Так вот, барак строгого режима  несколько дней назад сгорел. По иронии судьбы нетронутыми остались только многочисленные заграждения – до них огонь не дошел. В общем теперь здесь вместо устрашающего посетителей  строгача – кучи обгоревших бревен, огражденные «егозой», рядом с которыми весело попрыгивают маленькие  лягушата.

«Этих тварей –то  нынче у нас  много! А больше здесь никого нет. Глушь! » - грустно говорит Иван Кукушкин, огладываясь по сторонам. – Вот к 30 октября, наверное,  много народу приедет. Это день всех политзаключенных. Может, и знаменитости  какие- нибудь будут. Например, Сергей Ковалев. Я работал как раз тогда, когда он здесь сидел. Он вон в той кочегарке уголь бросал.
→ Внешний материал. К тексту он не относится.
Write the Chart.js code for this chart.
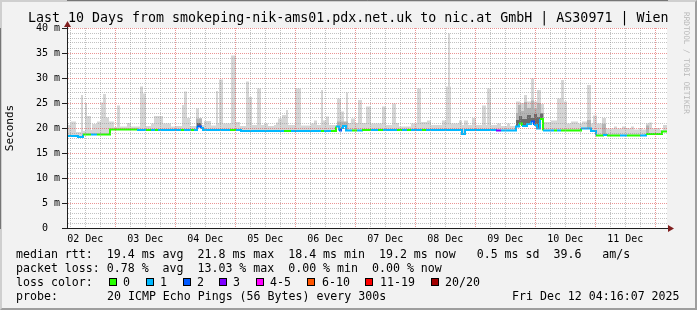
<!DOCTYPE html>
<html>
<head>
<meta charset="utf-8">
<title>smokeping</title>
<script src="https://cdn.jsdelivr.net/npm/chart.js@4.4.1/dist/chart.umd.min.js"></script>
<style>
body { margin: 0; background: #fff; }
#wrap { position: relative; width: 697px; height: 310px; background: #f2f2f2; overflow: hidden; font-family: "DejaVu Sans Mono", monospace; color: #000; }
#frame { position: absolute; left: 0; top: 0; width: 697px; height: 310px; box-sizing: border-box; border: 2px solid; border-color: #cfcfcf #9e9e9e #9e9e9e #cfcfcf; }
#chart { position: absolute; left: 0; top: 0; }
.t { position: absolute; white-space: pre; }
#title { left: 28px; top: 10px; font-size: 13.3px; line-height: 16px; }
.leg { font-size: 11.6px; line-height: 14px; }
.box { position: absolute; width: 6px; height: 6px; border: 1px solid #000; top: 278px; }
#wm { left: 681px; top: 12px; font-size: 7.7px; line-height: 10px; writing-mode: vertical-rl; color: #b8b8b8; }
</style>
</head>
<body>
<div id="wrap">
  <div id="frame"></div>
  <canvas id="chart" width="697" height="310"></canvas>
  <div class="t" id="title">Last 10 Days from smokeping-nik-ams01.pdx.net.uk to nic.at GmbH | AS30971 | Wien</div>
  <div class="t" id="wm">RRDTOOL / TOBI OETIKER</div>
  <div class="t leg" style="left:16px;top:247px">median rtt:  19.4 ms avg  21.8 ms max  18.4 ms min  19.2 ms now   0.5 ms sd  39.6   am/s</div>
  <div class="t leg" style="left:16px;top:261px">packet loss: 0.78 %  avg  13.03 % max  0.00 % min  0.00 % now</div>
  <div class="t leg" style="left:16px;top:275px">loss color:</div>
  <div class="t leg" style="left:16px;top:289px">probe:</div>
  <div class="t leg" style="left:107px;top:289px">20 ICMP Echo Pings (56 Bytes) every 300s</div>
  <div class="t leg" style="left:512px;top:289px">Fri Dec 12 04:16:07 2025</div>
</div>
<script>
// time axis in hours since 02 Dec 00:00
var tStart = 4.7, tEnd = 244.7;
var dayNoons = [12, 36, 60, 84, 108, 132, 156, 180, 204, 228];
var dayLabels = ['02 Dec','03 Dec','04 Dec','05 Dec','06 Dec','07 Dec','08 Dec','09 Dec','10 Dec','11 Dec'];
var yLabels = {0:'0  ', 5:'5 m', 10:'10 m', 15:'15 m', 20:'20 m', 25:'25 m', 30:'30 m', 35:'35 m', 40:'40 m'};

var lossLabels = ['0','1','2','3','4-5','6-10','11-19','20/20'];
var lossColors = ['#26ff00','#00b8ff','#0059ff','#7e00ff','#ff00ff','#ff5500','#ff0000','#a10000'];

// median rtt (ms), stepped, with loss class per step
var medHours = [4.7, 9.1, 11.1, 14.3, 16.7, 21.9, 32.7, 36.3, 38.3, 39.9, 41.1, 50.3, 51.5, 54.3, 55.5, 56.7, 58.3, 59.1,
  69.9, 72.3, 74.3, 91.5, 94.3, 106.3, 107.5, 110.3, 112.3, 113.5, 114.3, 115.1, 116.3, 118.7, 120.7, 122.7, 126.3,
  129.1, 131.1, 136.7, 138.7, 140.7, 142.3, 146.7, 148.3, 162.7, 163.9, 176.3, 178.3, 184.3, 185.5, 186.7, 188.7,
  190.3, 191.5, 192.7, 193.9, 195.1, 199.5, 200.7, 202.3, 210.3, 214.3, 216.3, 219.1, 220.7, 225.9, 228.7, 233.9,
  236.3, 242.7, 244.7];
var medMs = [18.4, 18.2, 18.7, 18.7, 18.7, 19.7, 19.6, 19.6, 19.6, 19.6, 19.6, 19.6, 19.6, 19.6, 19.6, 20.3, 20.0, 19.6,
  19.6, 19.6, 19.4, 19.4, 19.4, 19.4, 19.4, 19.4, 20.3, 19.5, 20.0, 20.4, 19.5, 19.5, 19.5, 19.6, 19.6,
  19.6, 19.6, 19.6, 19.6, 19.6, 19.6, 19.6, 19.6, 18.8, 19.6, 19.5, 19.5, 20.3, 20.9, 20.4, 20.8,
  21.3, 20.6, 19.9, 21.8, 19.5, 19.5, 19.5, 19.5, 19.9, 19.4, 18.5, 18.6, 18.5, 18.5, 18.5, 18.5,
  18.8, 19.3, 19.3];
var medLoss = [1, 1, 0, 1, 0, 0, 1, 0, 1, 0, 1, 0, 1, 0, 1, 2, 1, 1,
  0, 1, 1, 0, 1, 0, 1, 0, 1, 2, 1, 1, 1, 0, 1, 0, 1,
  0, 1, 0, 1, 0, 1, 0, 1, 1, 1, 3, 1, 1, 0, 1, 1,
  2, 1, 1, 0, 1, 0, 1, 0, 1, 1, 0, 1, 0, 1, 0, 1,
  0, 0, 0];

// light smoke top (ms), stepped
var smokeHours = [4.7, 5.1, 6.3, 8.3, 10.3, 11.1, 11.9, 12.7, 14.3, 14.7, 16.7, 18.3, 19.1, 20.3, 21.5, 23.5, 24.7, 25.9,
  28.7, 30.3, 33.9, 35.1, 36.3, 38.3, 39.5, 43.1, 46.3, 48.3, 50.7, 51.5, 52.7, 53.9, 56.3, 57.5, 58.7, 59.5, 62.3,
  64.3, 65.1, 65.5, 67.1, 70.3, 72.3, 73.9, 76.3, 77.5, 78.7, 80.7, 82.3, 83.5, 85.1, 87.5, 88.3, 89.1, 90.7, 92.3,
  93.1, 95.9, 98.3, 102.3, 103.5, 104.7, 106.3, 107.1, 108.3, 109.5, 112.7, 114.3, 115.5, 116.3, 117.1, 118.3, 119.9,
  121.1, 122.7, 124.3, 126.3, 130.7, 132.3, 134.7, 136.3, 137.5, 142.3, 144.7, 146.3, 148.7, 150.3, 154.7, 156.3,
  157.1, 157.9, 158.3, 161.5, 162.7, 163.5, 165.1, 166.7, 168.3, 170.7, 172.3, 172.7, 174.3, 176.7, 178.3, 180.7,
  181.9, 184.3, 185.9, 187.5, 188.7, 190.3, 191.5, 192.7, 194.3, 195.5, 198.3, 200.7, 202.3, 203.5, 204.7, 206.3,
  209.1, 210.7, 212.7, 214.3, 215.1, 216.7, 218.7, 220.3, 223.5, 224.7, 226.7, 228.3, 229.5, 230.3, 231.5, 233.5,
  234.7, 236.3, 237.5, 238.7, 240.7, 241.9, 243.1, 244.7];
var smokeTop = [19.0, 20.6, 21.3, 19.2, 26.6, 19.4, 25.0, 22.4, 19.6, 20.8, 21.3, 25.1, 26.8, 22.1, 21.3, 20.2, 24.5, 20.3,
  21.0, 20.3, 28.3, 26.9, 20.4, 20.9, 22.4, 20.9, 20.3, 20.4, 24.6, 27.3, 22.0, 20.4, 23.9, 22.0, 20.6, 21.4, 20.5,
  27.4, 20.9, 29.7, 20.9, 34.5, 21.2, 20.4, 29.3, 26.2, 20.6, 27.9, 20.6, 20.9, 20.4, 20.6, 21.1, 21.9, 22.6, 23.6,
  20.6, 27.9, 20.5, 20.9, 21.5, 20.6, 27.6, 21.5, 22.3, 20.6, 25.9, 23.3, 21.0, 27.1, 21.0, 21.9, 21.0,
  25.6, 21.0, 24.3, 20.9, 24.3, 20.6, 24.9, 21.0, 20.3, 20.9, 27.9, 21.2, 21.5, 20.6, 21.5, 28.3,
  38.9, 28.3, 20.9, 21.5, 20.6, 21.5, 20.6, 22.0, 20.6, 24.5, 20.6, 27.9, 20.6, 20.9, 20.4, 20.9,
  20.4, 25.3, 25.0, 26.6, 25.3, 29.9, 25.3, 27.6, 24.8, 21.2, 21.5, 25.9, 29.6, 25.3, 20.9, 21.3,
  20.9, 21.3, 28.6, 20.9, 22.5, 20.9, 22.0, 19.9, 20.3, 19.9, 20.3, 20.0, 19.9, 20.3, 19.7, 20.0,
  19.7, 20.9, 21.1, 19.9, 20.0, 19.6, 20.6, 20.6];

// denser smoke layers (0 = none)
var midHours = [4.7, 56.3, 58.7, 112.7, 117.1, 184.3, 185.1, 186.3, 187.5, 188.7, 190.3, 191.5, 192.7, 194.3, 195.5,
  212.7, 214.3, 218.7, 220.3, 236.3, 237.5, 244.7];
var midTop   = [0, 21.9, 0, 21.3, 0, 23.0, 24.6, 23.4, 25.2, 24.0, 25.5, 23.8, 25.0, 23.0, 0,
  21.6, 0, 20.8, 0, 20.5, 0, 0];
var darkHours = [4.7, 56.7, 58.3, 184.3, 185.5, 186.7, 188.7, 190.3, 191.5, 192.7, 193.9, 195.1, 244.7];
var darkTop   = [0, 21.0, 0, 21.6, 22.4, 21.8, 22.6, 22.0, 22.8, 22.2, 22.9, 0, 0];

var FONT = 'DejaVu Sans Mono';
var MINOR = 'rgba(143,143,143,0.55)';
var MAJOR = 'rgba(222,79,79,0.6)';
var AXIS = '#1f1f1f';
var ARROW = '#801f1f';

function pts(xs, ys) {
    return xs.map(function(x, i) { return {x: x, y: ys[i]}; });
}

// legend boxes for the loss colours
var boxX = [109, 146, 183, 219, 256, 307, 365, 431];
var labX = [123, 160, 197, 233, 270, 322, 380, 445];
var wrap = document.getElementById('wrap');
lossLabels.forEach(function(lab, i) {
    var b = document.createElement('div');
    b.className = 'box';
    b.style.left = boxX[i] + 'px';
    b.style.background = lossColors[i];
    wrap.appendChild(b);
    var t = document.createElement('div');
    t.className = 't leg';
    t.style.left = labX[i] + 'px';
    t.style.top = '275px';
    t.textContent = lab;
    wrap.appendChild(t);
});

var xTicks = [];
for (var h = 6; h <= 240; h += 6) xTicks.push(h);
var yTicks = [];
for (var v = 0; v <= 40; v++) yTicks.push(v);

var framePlugin = {
    id: 'framePlugin',
    beforeDraw: function(chart) {
        var a = chart.chartArea, ctx = chart.ctx;
        ctx.save();
        ctx.fillStyle = '#fff';
        ctx.fillRect(a.left, a.top, a.right - a.left, a.bottom - a.top);
        ctx.restore();
    },
    afterDraw: function(chart) {
        var a = chart.chartArea, ctx = chart.ctx;
        var x0 = a.left + 0.5, y0 = a.bottom + 0.5;
        ctx.save();
        ctx.strokeStyle = AXIS;
        ctx.lineWidth = 1;
        ctx.beginPath();
        ctx.moveTo(x0, a.bottom);
        ctx.lineTo(x0, a.top - 3);
        ctx.moveTo(a.left, y0);
        ctx.lineTo(a.right + 3, y0);
        ctx.stroke();
        ctx.fillStyle = ARROW;
        ctx.beginPath();
        ctx.moveTo(x0, a.top - 7);
        ctx.lineTo(x0 - 3.5, a.top - 1);
        ctx.lineTo(x0 + 3.5, a.top - 1);
        ctx.closePath();
        ctx.fill();
        ctx.beginPath();
        ctx.moveTo(a.right + 7, y0);
        ctx.lineTo(a.right + 1, y0 - 3.5);
        ctx.lineTo(a.right + 1, y0 + 3.5);
        ctx.closePath();
        ctx.fill();
        ctx.restore();
    }
};

Chart.defaults.font.family = FONT;
Chart.defaults.color = '#000';

var ctx = document.getElementById('chart').getContext('2d');
window.myChart = new Chart(ctx, {
    type: 'line',
    data: {
        datasets: [
            {
                label: 'median rtt',
                data: pts(medHours, medMs),
                stepped: true,
                borderWidth: 2,
                pointRadius: 0,
                fill: false,
                borderColor: lossColors[1],
                segment: {
                    borderColor: function(c) { return lossColors[medLoss[c.p0DataIndex]]; }
                }
            },
            {
                label: 'dark smoke',
                data: pts(darkHours, darkTop),
                stepped: true,
                borderWidth: 0,
                pointRadius: 0,
                backgroundColor: '#6a6a6a',
                fill: {target: 0, above: '#6a6a6a', below: 'rgba(0,0,0,0)'}
            },
            {
                label: 'mid smoke',
                data: pts(midHours, midTop),
                stepped: true,
                borderWidth: 0,
                pointRadius: 0,
                backgroundColor: '#b4b4b4',
                fill: {target: 0, above: '#b4b4b4', below: 'rgba(0,0,0,0)'}
            },
            {
                label: 'smoke',
                data: pts(smokeHours, smokeTop),
                stepped: true,
                borderWidth: 0,
                pointRadius: 0,
                backgroundColor: '#d6d6d6',
                fill: {target: 0, above: '#d6d6d6', below: 'rgba(0,0,0,0)'}
            }
        ]
    },
    options: {
        responsive: false,
        animation: false,
        events: [],
        layout: {padding: {left: 0, right: 30, top: 28, bottom: 62}},
        plugins: {
            legend: {display: false},
            tooltip: {enabled: false}
        },
        scales: {
            x: {
                type: 'linear',
                min: tStart,
                max: tEnd,
                bounds: 'data',
                offset: false,
                afterBuildTicks: function(s) {
                    s.ticks = xTicks.map(function(v) { return {value: v}; });
                },
                afterFit: function(s) { s.height = 20; },
                ticks: {
                    autoSkip: false,
                    maxRotation: 0,
                    padding: 5,
                    font: {family: FONT, size: 10},
                    color: '#000',
                    callback: function(v) {
                        var i = dayNoons.indexOf(v);
                        return i >= 0 ? dayLabels[i] : '';
                    }
                },
                grid: {
                    z: 1,
                    offset: false,
                    drawTicks: false,
                    lineWidth: 1,
                    color: function(c) {
                        return c.tick && c.tick.value % 24 === 0 ? MAJOR : MINOR;
                    }
                },
                border: {display: true, color: AXIS, dash: [1, 1]}
            },
            y: {
                type: 'linear',
                min: 0,
                max: 40,
                afterBuildTicks: function(s) {
                    s.ticks = yTicks.map(function(v) { return {value: v}; });
                },
                afterFit: function(s) { s.width = 67; },
                ticks: {
                    autoSkip: false,
                    padding: 2,
                    font: {family: FONT, size: 10},
                    color: '#000',
                    callback: function(v) {
                        return yLabels[v] !== undefined ? yLabels[v] : '';
                    }
                },
                grid: {
                    z: 1,
                    lineWidth: 1,
                    tickLength: 5,
                    color: function(c) {
                        return c.tick && c.tick.value % 5 === 0 ? MAJOR : MINOR;
                    },
                    tickColor: function(c) {
                        return c.tick && c.tick.value % 5 === 0 ? AXIS : 'rgba(0,0,0,0)';
                    }
                },
                border: {display: true, color: AXIS, dash: [1, 1]},
                title: {
                    display: true,
                    text: 'Seconds',
                    color: '#000',
                    font: {family: FONT, size: 11},
                    padding: {top: 4, bottom: 0}
                }
            }
        }
    },
    plugins: [framePlugin]
});
</script>
</body>
</html>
А знаешь, мне как- то один из политических сказал «Мы – то рано или поздно выйдем, а вам, охранникам, здесь еще долго сидеть».  Вот и сижу. Жалею? Да нет, что ты. Спасибо, что  без работы не оставили. ..Ну я пойду, проверю объекты».

Кукушкин  по привычке уходит к себе в штаб, с кем – то переговариваясь   по рации. Как настоящий начальник охраны. Ненастоящего лагеря.

Я уезжаю. За мной  все с тем же пронзительным звуком открывают железные ворота, надавив на кнопку звонка. Кроме ворчанья  собак да  покрикивания ворон, это, пожалуй, единственный громкий звук, раздаюшийся в околотке. Правда, иногда тишину нарушает еще один, еще более неприятный звук. «Ка -а –а а- к самочувствие?» - нараспев, вот уже  в который раз  кричит местный сумасшедший, шаркая ногами возле лагерного забора. Так уж получилось, что бараки для политзаключенных соседствуют с местной психушкой. Прямо, как в жизни.